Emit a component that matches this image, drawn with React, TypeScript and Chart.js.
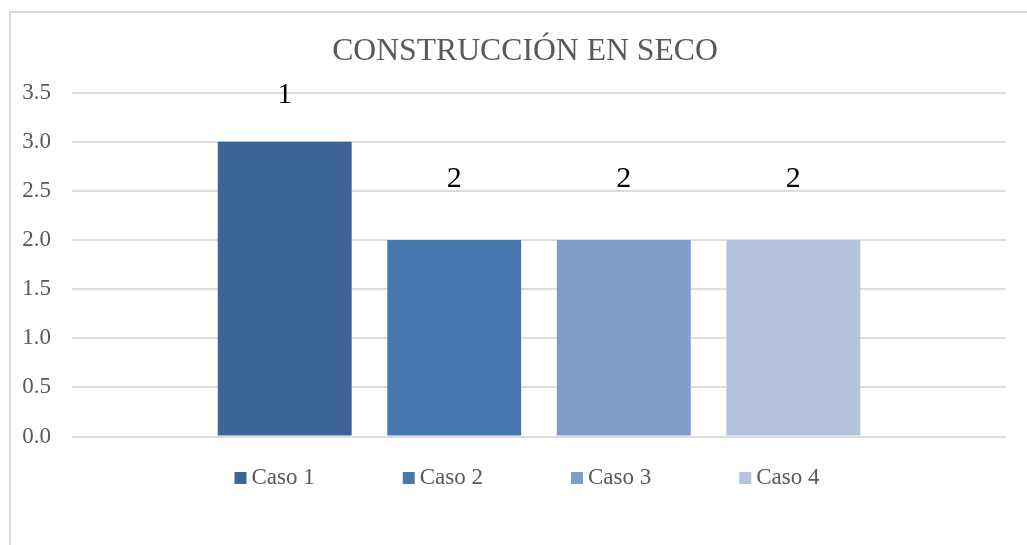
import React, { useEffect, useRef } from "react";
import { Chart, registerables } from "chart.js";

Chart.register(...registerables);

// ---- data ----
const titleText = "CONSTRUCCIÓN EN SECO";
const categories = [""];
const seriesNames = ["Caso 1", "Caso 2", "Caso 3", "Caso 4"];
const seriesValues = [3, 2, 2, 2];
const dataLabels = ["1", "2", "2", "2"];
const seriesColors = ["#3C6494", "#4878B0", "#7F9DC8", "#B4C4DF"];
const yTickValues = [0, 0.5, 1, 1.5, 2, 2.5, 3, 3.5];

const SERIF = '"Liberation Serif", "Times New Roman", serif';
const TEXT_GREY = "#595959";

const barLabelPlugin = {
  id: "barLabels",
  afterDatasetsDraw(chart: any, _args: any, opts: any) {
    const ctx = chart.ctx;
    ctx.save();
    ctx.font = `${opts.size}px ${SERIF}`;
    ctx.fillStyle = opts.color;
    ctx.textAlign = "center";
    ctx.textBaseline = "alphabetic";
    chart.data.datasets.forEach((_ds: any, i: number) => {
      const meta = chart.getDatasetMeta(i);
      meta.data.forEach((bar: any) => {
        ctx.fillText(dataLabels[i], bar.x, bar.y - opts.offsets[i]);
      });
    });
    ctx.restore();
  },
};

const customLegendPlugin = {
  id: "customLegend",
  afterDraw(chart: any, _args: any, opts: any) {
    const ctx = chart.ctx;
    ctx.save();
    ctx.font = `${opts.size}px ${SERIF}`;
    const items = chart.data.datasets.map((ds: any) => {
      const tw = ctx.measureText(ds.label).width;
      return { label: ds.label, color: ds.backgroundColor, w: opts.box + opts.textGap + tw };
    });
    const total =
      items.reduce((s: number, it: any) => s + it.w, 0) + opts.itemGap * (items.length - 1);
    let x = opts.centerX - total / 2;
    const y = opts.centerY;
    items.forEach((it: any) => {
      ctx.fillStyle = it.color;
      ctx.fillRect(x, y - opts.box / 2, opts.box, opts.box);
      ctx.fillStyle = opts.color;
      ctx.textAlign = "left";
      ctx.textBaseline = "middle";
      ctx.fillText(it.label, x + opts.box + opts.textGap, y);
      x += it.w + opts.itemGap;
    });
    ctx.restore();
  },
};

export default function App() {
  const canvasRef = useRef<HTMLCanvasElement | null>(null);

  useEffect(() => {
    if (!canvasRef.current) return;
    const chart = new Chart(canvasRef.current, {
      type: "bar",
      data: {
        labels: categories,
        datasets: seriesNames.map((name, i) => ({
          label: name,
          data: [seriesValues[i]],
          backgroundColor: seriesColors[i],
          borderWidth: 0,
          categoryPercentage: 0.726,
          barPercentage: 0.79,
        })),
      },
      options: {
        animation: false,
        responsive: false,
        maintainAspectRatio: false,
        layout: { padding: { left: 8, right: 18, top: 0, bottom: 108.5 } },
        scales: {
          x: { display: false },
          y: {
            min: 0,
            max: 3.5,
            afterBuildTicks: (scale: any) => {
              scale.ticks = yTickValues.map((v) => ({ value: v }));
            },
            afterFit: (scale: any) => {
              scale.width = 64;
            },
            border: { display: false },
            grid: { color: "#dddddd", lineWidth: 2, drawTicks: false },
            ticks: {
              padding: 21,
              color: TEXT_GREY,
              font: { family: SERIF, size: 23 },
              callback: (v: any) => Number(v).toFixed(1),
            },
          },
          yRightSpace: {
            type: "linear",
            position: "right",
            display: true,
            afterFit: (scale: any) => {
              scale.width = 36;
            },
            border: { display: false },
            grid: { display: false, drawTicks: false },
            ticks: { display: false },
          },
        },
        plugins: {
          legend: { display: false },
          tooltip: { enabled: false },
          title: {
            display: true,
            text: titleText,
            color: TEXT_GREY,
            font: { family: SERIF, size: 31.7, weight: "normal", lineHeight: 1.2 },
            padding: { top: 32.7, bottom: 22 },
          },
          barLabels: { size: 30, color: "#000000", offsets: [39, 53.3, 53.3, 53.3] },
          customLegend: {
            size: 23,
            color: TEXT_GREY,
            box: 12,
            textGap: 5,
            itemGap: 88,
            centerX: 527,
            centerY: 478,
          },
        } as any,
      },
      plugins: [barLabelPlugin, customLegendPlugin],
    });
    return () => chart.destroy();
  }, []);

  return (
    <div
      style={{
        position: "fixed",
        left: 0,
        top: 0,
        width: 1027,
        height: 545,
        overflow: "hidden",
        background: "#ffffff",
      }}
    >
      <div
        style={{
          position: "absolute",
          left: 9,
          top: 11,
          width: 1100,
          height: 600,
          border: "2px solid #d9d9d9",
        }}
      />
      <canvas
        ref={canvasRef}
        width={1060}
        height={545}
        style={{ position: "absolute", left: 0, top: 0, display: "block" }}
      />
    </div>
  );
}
━━━━━━━━━━
*Problem statement*:
Pictures excluded, quote all the data above exactly.

*Finished task*:
Emit a component that matches this image, drawn with React, TypeScript and Chart.js.
import React, { useEffect, useRef } from "react";
import { Chart, registerables } from "chart.js";

Chart.register(...registerables);

// ---- data ----
const titleText = "CONSTRUCCIÓN EN SECO";
const categories = [""];
const seriesNames = ["Caso 1", "Caso 2", "Caso 3", "Caso 4"];
const seriesValues = [3, 2, 2, 2];
const dataLabels = ["1", "2", "2", "2"];
const seriesColors = ["#3C6494", "#4878B0", "#7F9DC8", "#B4C4DF"];
const yTickValues = [0, 0.5, 1, 1.5, 2, 2.5, 3, 3.5];

const SERIF = '"Liberation Serif", "Times New Roman", serif';
const TEXT_GREY = "#595959";

const barLabelPlugin = {
  id: "barLabels",
  afterDatasetsDraw(chart: any, _args: any, opts: any) {
    const ctx = chart.ctx;
    ctx.save();
    ctx.font = `${opts.size}px ${SERIF}`;
    ctx.fillStyle = opts.color;
    ctx.textAlign = "center";
    ctx.textBaseline = "alphabetic";
    chart.data.datasets.forEach((_ds: any, i: number) => {
      const meta = chart.getDatasetMeta(i);
      meta.data.forEach((bar: any) => {
        ctx.fillText(dataLabels[i], bar.x, bar.y - opts.offsets[i]);
      });
    });
    ctx.restore();
  },
};

const customLegendPlugin = {
  id: "customLegend",
  afterDraw(chart: any, _args: any, opts: any) {
    const ctx = chart.ctx;
    ctx.save();
    ctx.font = `${opts.size}px ${SERIF}`;
    const items = chart.data.datasets.map((ds: any) => {
      const tw = ctx.measureText(ds.label).width;
      return { label: ds.label, color: ds.backgroundColor, w: opts.box + opts.textGap + tw };
    });
    const total =
      items.reduce((s: number, it: any) => s + it.w, 0) + opts.itemGap * (items.length - 1);
    let x = opts.centerX - total / 2;
    const y = opts.centerY;
    items.forEach((it: any) => {
      ctx.fillStyle = it.color;
      ctx.fillRect(x, y - opts.box / 2, opts.box, opts.box);
      ctx.fillStyle = opts.color;
      ctx.textAlign = "left";
      ctx.textBaseline = "middle";
      ctx.fillText(it.label, x + opts.box + opts.textGap, y);
      x += it.w + opts.itemGap;
    });
    ctx.restore();
  },
};

export default function App() {
  const canvasRef = useRef<HTMLCanvasElement | null>(null);

  useEffect(() => {
    if (!canvasRef.current) return;
    const chart = new Chart(canvasRef.current, {
      type: "bar",
      data: {
        labels: categories,
        datasets: seriesNames.map((name, i) => ({
          label: name,
          data: [seriesValues[i]],
          backgroundColor: seriesColors[i],
          borderWidth: 0,
          categoryPercentage: 0.726,
          barPercentage: 0.79,
        })),
      },
      options: {
        animation: false,
        responsive: false,
        maintainAspectRatio: false,
        layout: { padding: { left: 8, right: 18, top: 0, bottom: 108.5 } },
        scales: {
          x: { display: false },
          y: {
            min: 0,
            max: 3.5,
            afterBuildTicks: (scale: any) => {
              scale.ticks = yTickValues.map((v) => ({ value: v }));
            },
            afterFit: (scale: any) => {
              scale.width = 64;
            },
            border: { display: false },
            grid: { color: "#dddddd", lineWidth: 2, drawTicks: false },
            ticks: {
              padding: 21,
              color: TEXT_GREY,
              font: { family: SERIF, size: 23 },
              callback: (v: any) => Number(v).toFixed(1),
            },
          },
          yRightSpace: {
            type: "linear",
            position: "right",
            display: true,
            afterFit: (scale: any) => {
              scale.width = 36;
            },
            border: { display: false },
            grid: { display: false, drawTicks: false },
            ticks: { display: false },
          },
        },
        plugins: {
          legend: { display: false },
          tooltip: { enabled: false },
          title: {
            display: true,
            text: titleText,
            color: TEXT_GREY,
            font: { family: SERIF, size: 31.7, weight: "normal", lineHeight: 1.2 },
            padding: { top: 32.7, bottom: 22 },
          },
          barLabels: { size: 30, color: "#000000", offsets: [39, 53.3, 53.3, 53.3] },
          customLegend: {
            size: 23,
            color: TEXT_GREY,
            box: 12,
            textGap: 5,
            itemGap: 88,
            centerX: 527,
            centerY: 478,
          },
        } as any,
      },
      plugins: [barLabelPlugin, customLegendPlugin],
    });
    return () => chart.destroy();
  }, []);

  return (
    <div
      style={{
        position: "fixed",
        left: 0,
        top: 0,
        width: 1027,
        height: 545,
        overflow: "hidden",
        background: "#ffffff",
      }}
    >
      <div
        style={{
          position: "absolute",
          left: 9,
          top: 11,
          width: 1100,
          height: 600,
          border: "2px solid #d9d9d9",
        }}
      />
      <canvas
        ref={canvasRef}
        width={1060}
        height={545}
        style={{ position: "absolute", left: 0, top: 0, display: "block" }}
      />
    </div>
  );
}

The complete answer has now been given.